6.1.2.2. Indexing clauses [module orientation for programmers]
Similar to header comments but slightly more formal are indexing clauses, appearing at the beginning of a class:
indexing
description: "Sequential lists, in chained representation"
names: "Sequence", "List"
contents: GENERIC
representation: chained
...
class LINKED_LIST [G] inherit
...
Indexing clauses proceed from the same Self-Documentation principle that has led to built-in assertions and header comments: include as much as possible of the documentation in the software itself. For properties that do not directly appear in the formal text, you may include indexing entries, all of the form
indexing_term: indexing_value, indexing_value, ...

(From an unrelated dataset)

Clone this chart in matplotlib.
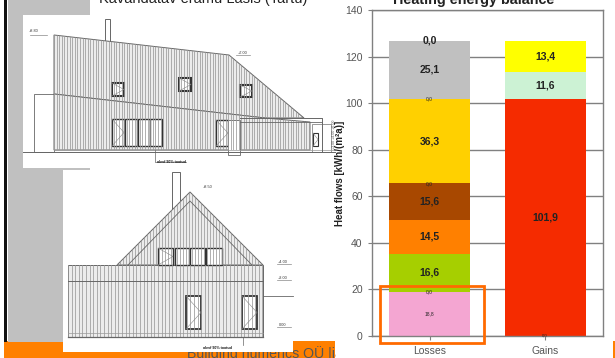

where the indexing_term is an identifier and each indexing_value is some basic
element such as a string, an integer and so on. Entries can indicate alternative
names under which potential client authors might search for the class
(names), contents type(contents), implementation choices
(representation), revision control information, author information, and anything
else that may facilitate understanding the class and retrieving it through
keyword-based search tools — tools that support reuse and enable software developers
to find their way through a potentially rich set of reusable components.
Both the indexing terms and the indexing values are free-form, but the possible
choices should be standardized for each project. A set of standard choices has been
used throughout the Base libraries; the above example illustrates six of the most
common entry kinds. Every class must have a description entry, introducing as
index_value a string describing the role of the class, always expressed in terms
of the instances (as Sequential lists..., not ‘this class describes sequential
lists’, or ‘sequential list’, or ‘the notion of sequential list’ etc.). Most
significant class texts in this book — but not short examples illustrating a specific
point — include the description entry.